Dernière session du Parlement : Kengo et Minaku dans l’embarras

Jeudi 17 mars 2016 - 10:34

Le mot « glissement » est présent dans presque tous les esprits depuis la tentative manquée, en janvier 2015, de révision de la loi électorale, en son point relatif au conditionnement de la tenue de l’élection présidentielle à l’identification et au recensement général de la population. Aussi, chaque fois qu’un acteur politique de premier plan s’exprime au sujet du processus électoral, du Dialogue ou de la Constitution, son discours est examiné à la loupe, afin de savoir s’il est « pro » ou « anti-glissement ».

Léon Kengo wa Dondo, président du Sénat, et Aubin Minaku, président de l’Assemblée Nationale, ont fourni, dans leurs mots d’ouverture de la session parlementaire de mars, de gros efforts pour tenter d’apaiser le souverain primaire, fort inquiet du blocage du processus électoral. L’un et l’autre ont promis d’accorder le bénéfice de l’urgence à tous les projets de loi dont aurait besoin la CENI (Commission Electorale Nationale Indépendante) pour les opérations préélectorales et électorales.

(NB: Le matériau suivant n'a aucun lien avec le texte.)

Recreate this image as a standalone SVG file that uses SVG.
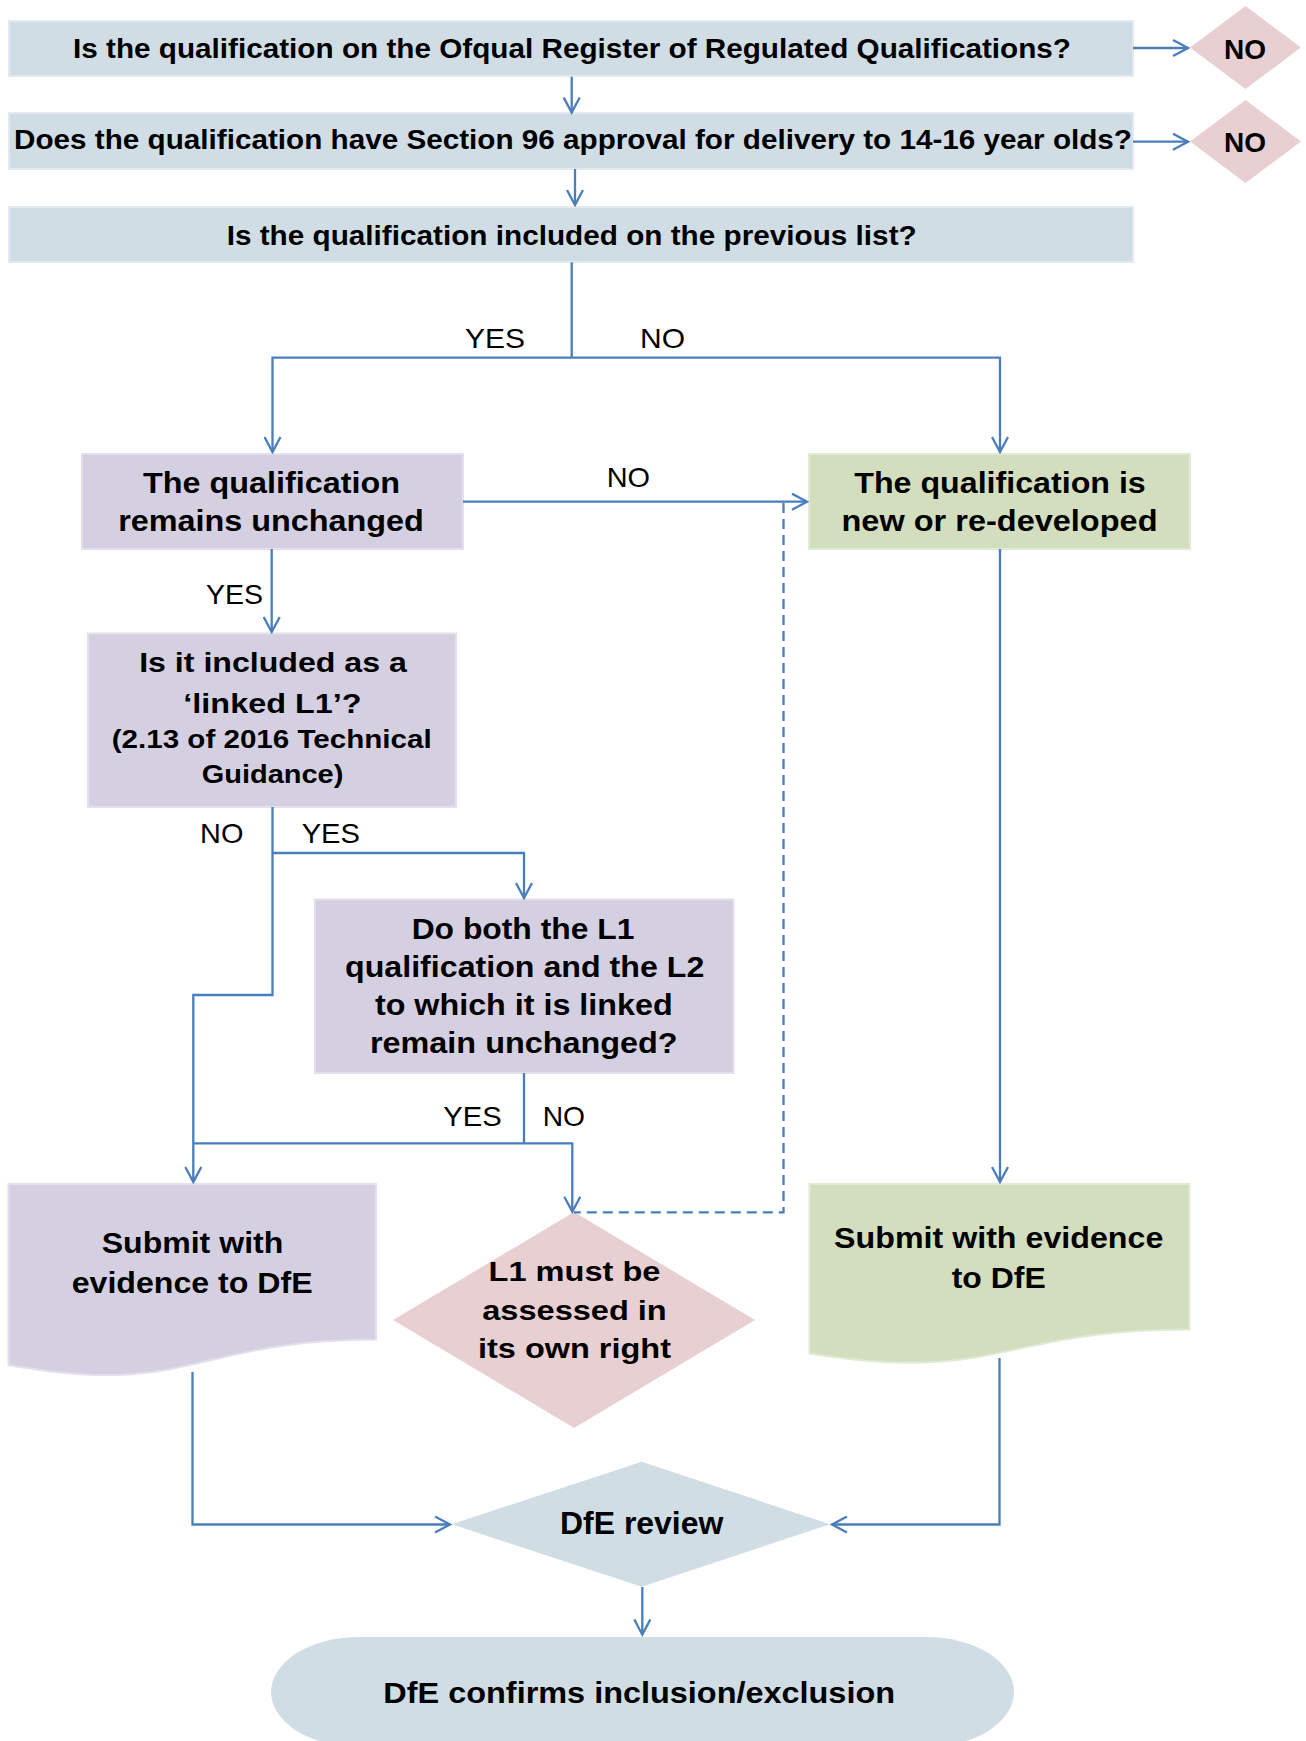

Le président de la haute chambre du Parlement a réchauffé les cœurs de certains en martelant que la Constitution en vigueur était « complète, démocratique et stable ». Dans l’entendement de nombre d’observateurs, il s’agit d’un énième appel au respect strict de la Constitution et, partant, d’un refus catégorique de toute révision de celle-ci. Quant à son collègue de l’Assemblée Nationale, il a lancé un appel appuyé à la culture des valeurs démocratiques de dialogue, de tolérance, de respect des différences, etc.

Ce que beaucoup attendaient des deux hauts responsables des deux chambres du Parlement, c’est par exemple l’annonce de la fin des mandats des sénateurs et députés, au motif que l’actuelle session du Parlement devrait être la dernière de la législature en cours. Car, selon les prescrits de la Constitution, les élections présidentielle et législatives nationales, verrouillées par le législateur, devraient impérativement se tenir cette année. A ce propos, la CENI les avait placées à la date du 27 novembre 2016 dans son « Calendrier électoral global » publié en février 2015. Dans tous les cas, même si le chronogramme des élections était réaménagé par consensus, ces deux scrutins devraient échapper au fameux « glissement ».

A en croire le même calendrier global, le corps électoral pour la présidentielle et les législatives nationales devrait être convoqué le 6 mai 2016. Si les deux scrutins devraient réellement se tenir au courant de cette année, Kengo et Minaku auraient pu parler, même au conditionnel, de l’hypothèse de la fin de la législature en cours et exhorter les honorables sénateurs et députés à prendre leurs dispositions afin de ne pas être surpris par les événements.

D’aucuns interprètent le silence de ces deux responsables politiques comme le signe de leur embarras face aux réalités du processus électoral, pour lequel certaines opérations préélectorales exigent des délais qui vont concourir au « glissement ». L’enrôlement des électeurs, par exemple, devrait consommer au moins 16 mois, à compter de son début effectif. Or, l’on en est encore à l’étape de l’appel d’offres, avant celle de la commande.

 

Dialogue : la grande inconnue

 

Mais la grande inconnue du processus électoral se trouve être maintenant le Dialogue, présenté comme le préalable majeur à tout redémarrage du processus électoral. Ce forum, ainsi que tout le monde peut le constater, n’est pas près d’être convoqué. Réclamé et soutenu comme la « voie royale » de la sortie de crise politique et institutionnelle qui plombe le processus électoral, il se trouve dans une phase que seuls les « initiés » sont en mesure de contrôler. Quant au commun de Congolais, il constate que le Facilitateur Edem Kodjo multiplie les navettes entre Kinshasa, Addis-Abéba et Bruxelles …que la Majorité présidentielle et une partie de l’Opposition ne cessent d’appeler ce dialogue de tous leurs vœux… que les anti-dialogue donnent de la voix pour le décrire comme le Cheval de Troie porteur du « glissement ».

Dans l’hypothèse où il finirait tout de même par se tenir, ce forum épouserait forcément le « grand format », avec pas moins de 500 participants, tirerait en longueur, dans la pure tradition congolaise des « tables rondes » politiques élastiques. On voit mal des Congolaises et Congolais réunis pour débattre des questions vitales de la Nation, se séparer au bout d’un mois. Bref, techniquement (opérations préélectorales) et politiquement (Dialogue et mise en œuvre de ses Résolutions), le peuple congolais semble condamné à « glisser ».